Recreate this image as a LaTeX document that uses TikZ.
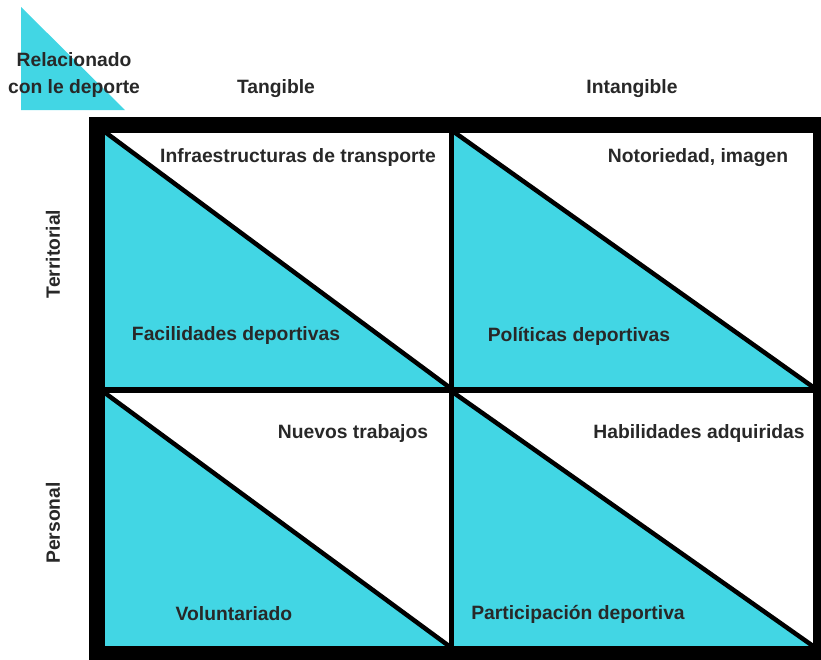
\documentclass[tikz,border=0pt]{standalone}
\usepackage{fontspec}
\setmainfont{Liberation Sans}
\definecolor{cyanfill}{RGB}{66,214,228}
\definecolor{labelgray}{RGB}{40,40,40}

\begin{document}
\begin{tikzpicture}
    [x=1pt,y=-1pt,
     every node/.style={text=labelgray,font=\fontsize{19.3}{27}\selectfont\bfseries,inner sep=0pt},
     half/.style={fill=cyanfill},
     cut/.style={line width=4.5pt,line cap=round}]
    \useasboundingbox (0,0) rectangle (821,659);
    \clip (0,0) rectangle (821,659);
    % corner triangle
    \fill[cyanfill] (21,7) -- (21,110) -- (125,110) -- cycle;
    % cells, lower left half coloured
    \fill[half] (105,132) -- (105,387) -- (449,387) -- cycle;
    \fill[half] (454,132) -- (454,387) -- (813,387) -- cycle;
    \fill[half] (105,393) -- (105,646) -- (449,646) -- cycle;
    \fill[half] (454,393) -- (454,646) -- (813,646) -- cycle;
    \draw[cut] (105,132) -- (449,387);
    \draw[cut] (454,132) -- (813,387);
    \draw[cut] (105,393) -- (449,646);
    \draw[cut] (454,393) -- (813,646);
    % frame and cross
    \draw[line width=5pt] (451.5,124) -- (451.5,654);
    \draw[line width=6pt] (96,390) -- (821,390);
    \draw[line width=16pt] (96.5,124.5) rectangle (821,654);
    % headings
    \node (rel) at (74,75) [align=center] {Relacionado\\con le deporte};
    \node (tang) at (276,89) {Tangible};
    \node (intang) at (632,89) {Intangible};
    \node[rotate=90] (terr) at (53,254) {Territorial};
    \node[rotate=90] (pers) at (53,523) {Personal};
    % cell texts
    \node (infra) at (298,158) {Infraestructuras de transporte};
    \node (noto) at (698,158) {Notoriedad, imagen};
    \node (facil) at (236,336) {Facilidades deportivas};
    \node (polit) at (579,336) {Políticas deportivas};
    \node (nuevos) at (353,434) {Nuevos trabajos};
    \node (habil) at (699,434) {Habilidades adquiridas};
    \node (volun) at (234,614) {Voluntariado};
    \node (partic) at (578,614) {Participación deportiva};
  \end{tikzpicture}
\end{document}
****************
Aim of the task:
Please set down each line of the data above exactly as written, without the pictures.

Task answer:
Recreate this image as a LaTeX document that uses TikZ.
\documentclass[tikz,border=0pt]{standalone}
\usepackage{fontspec}
\setmainfont{Liberation Sans}
\definecolor{cyanfill}{RGB}{66,214,228}
\definecolor{labelgray}{RGB}{40,40,40}

\begin{document}
\begin{tikzpicture}
    [x=1pt,y=-1pt,
     every node/.style={text=labelgray,font=\fontsize{19.3}{27}\selectfont\bfseries,inner sep=0pt},
     half/.style={fill=cyanfill},
     cut/.style={line width=4.5pt,line cap=round}]
    \useasboundingbox (0,0) rectangle (821,659);
    \clip (0,0) rectangle (821,659);
    % corner triangle
    \fill[cyanfill] (21,7) -- (21,110) -- (125,110) -- cycle;
    % cells, lower left half coloured
    \fill[half] (105,132) -- (105,387) -- (449,387) -- cycle;
    \fill[half] (454,132) -- (454,387) -- (813,387) -- cycle;
    \fill[half] (105,393) -- (105,646) -- (449,646) -- cycle;
    \fill[half] (454,393) -- (454,646) -- (813,646) -- cycle;
    \draw[cut] (105,132) -- (449,387);
    \draw[cut] (454,132) -- (813,387);
    \draw[cut] (105,393) -- (449,646);
    \draw[cut] (454,393) -- (813,646);
    % frame and cross
    \draw[line width=5pt] (451.5,124) -- (451.5,654);
    \draw[line width=6pt] (96,390) -- (821,390);
    \draw[line width=16pt] (96.5,124.5) rectangle (821,654);
    % headings
    \node (rel) at (74,75) [align=center] {Relacionado\\con le deporte};
    \node (tang) at (276,89) {Tangible};
    \node (intang) at (632,89) {Intangible};
    \node[rotate=90] (terr) at (53,254) {Territorial};
    \node[rotate=90] (pers) at (53,523) {Personal};
    % cell texts
    \node (infra) at (298,158) {Infraestructuras de transporte};
    \node (noto) at (698,158) {Notoriedad, imagen};
    \node (facil) at (236,336) {Facilidades deportivas};
    \node (polit) at (579,336) {Políticas deportivas};
    \node (nuevos) at (353,434) {Nuevos trabajos};
    \node (habil) at (699,434) {Habilidades adquiridas};
    \node (volun) at (234,614) {Voluntariado};
    \node (partic) at (578,614) {Participación deportiva};
  \end{tikzpicture}
\end{document}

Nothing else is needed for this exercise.